Integration binding: This node is bound to the Web Scraper integration; ensure the provided file_ids correspond to web URLs indexed by Carbon.
Input format: file_ids must be a valid JSON string (e.g., an array of IDs). Invalid JSON will cause the node to fail.
Hidden identity: salt_user_id is injected by the platform and should not be manually set.
Output structure: The result is a single STRING containing multiple sections, not a list of strings.
Filtering: The optional query input filters results on the server side before returning content.
Timeouts: The request to the Carbon service has a default timeout; large requests or service issues may cause timeouts.

Troubleshooting¶

Invalid file_ids JSON: If you see a JSON decoding error, ensure file_ids is a properly formatted JSON string (e.g., ["123", "456"]).
Empty output: If the Output is empty, verify that the provided file IDs exist, belong to the Web Scraper integration, and that your query (if set) is not overly restrictive.

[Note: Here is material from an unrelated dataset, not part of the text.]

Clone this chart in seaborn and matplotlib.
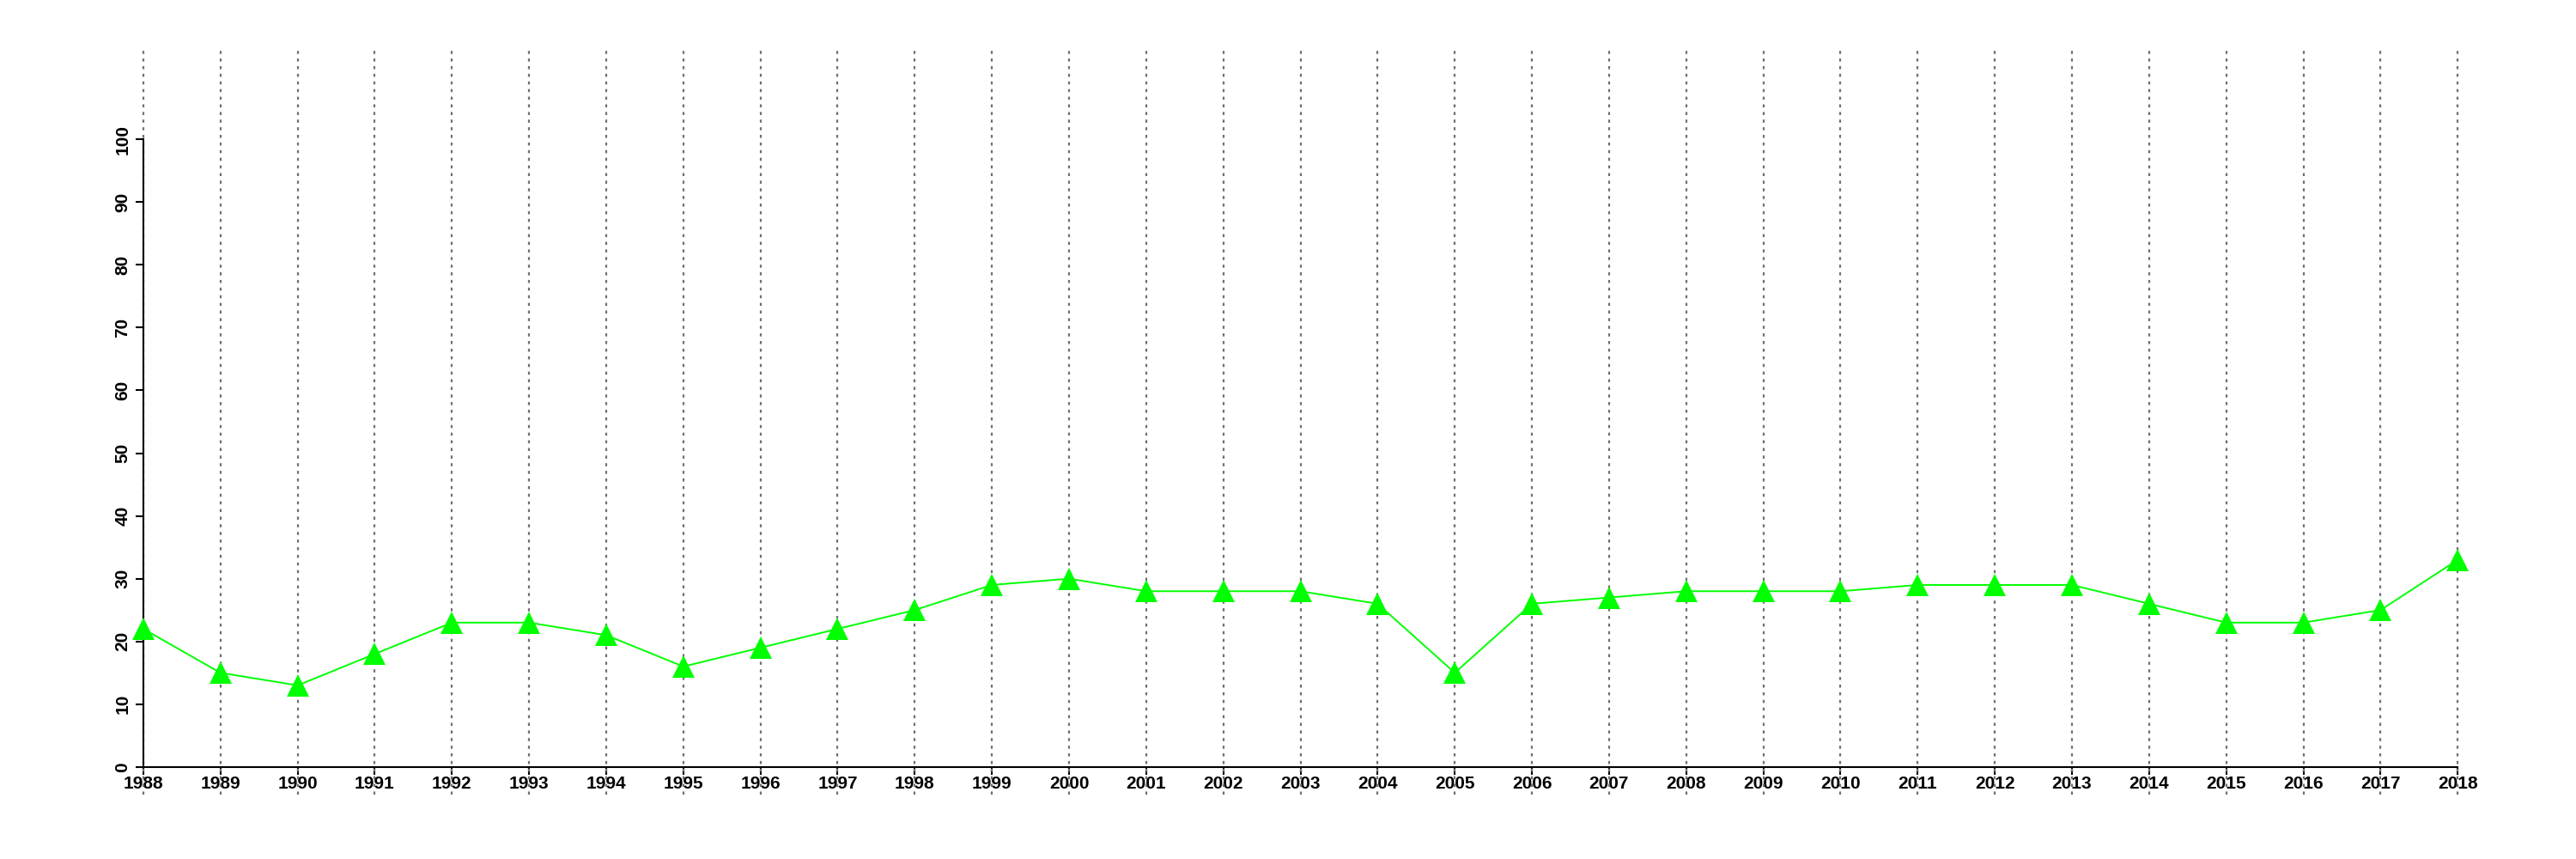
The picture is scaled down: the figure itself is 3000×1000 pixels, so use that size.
import numpy as np
import pandas as pd
import matplotlib
matplotlib.use("Agg")
import matplotlib.pyplot as plt
import seaborn as sns

sns.set_theme(style="white")
plt.rcParams['font.family'] = ['Liberation Sans', 'DejaVu Sans']

years = list(range(1988, 2019))
values = [22, 15, 13, 18, 23, 23, 21, 16, 19, 22, 25, 29, 30, 28, 28, 28, 26, 15,
          26, 27, 28, 28, 28, 29, 29, 29, 26, 23, 23, 25, 33]
yticks = list(range(0, 101, 10))

df = pd.DataFrame({"year": years, "value": values})

fig = plt.figure(figsize=(30, 10), dpi=100)
ax = fig.add_axes([0.0197, 0.075, 0.9703, 0.868])

# dotted year guides
for yr in years:
    ax.axvline(yr, color="#707070", linestyle=(0, (1.6, 2.4)), linewidth=1.6, zorder=1)

sns.lineplot(data=df, x="year", y="value", ax=ax, color="#00ff00", linewidth=1.4,
             marker="^", markersize=19, markeredgewidth=0, clip_on=False, zorder=3)

ax.set_xlim(1986.8, 2019.2)
ax.set_ylim(-4.4, 114.4)
ax.set_xlabel("")
ax.set_ylabel("")
ax.grid(False)

for side in ["top", "right"]:
    ax.spines[side].set_visible(False)
ax.spines["left"].set_position(("data", 1988))
ax.spines["bottom"].set_position(("data", 0))
ax.spines["left"].set_bounds(0, 100)
ax.spines["bottom"].set_bounds(1988, 2018)
for side in ["left", "bottom"]:
    ax.spines[side].set_color("black")
    ax.spines[side].set_linewidth(1.5)

ax.tick_params(axis="both", which="both", direction="out", length=6.5, width=1.5,
               color="black", labelcolor="black", labelsize=15, left=True, bottom=True)
ax.tick_params(axis="x", pad=1)
ax.tick_params(axis="y", pad=4)

ax.set_xticks(years)
ax.set_yticks(yticks)
ax.set_xticklabels([str(y) for y in years])
ax.set_yticklabels([str(v) for v in yticks])
for lab in ax.get_xticklabels():
    lab.set_fontweight("bold")
    lab.set_fontsize(15)
for lab in ax.get_yticklabels():
    lab.set_fontweight("bold")
    lab.set_fontsize(15)
    lab.set_rotation(90)
    lab.set_va("center")

fig.savefig("out.png", dpi=100)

Service request failed: Network or service errors indicate the Carbon service may be unreachable or down. Retry later and verify service health and connectivity.
Unexpected content format: The output is a single concatenated string with wrappers. If a downstream node expects a list, add a parsing step to split by tags.
Slow or timed-out requests: Reduce the number of file IDs, remove overly broad queries, or try again later. Very large datasets can increase response time.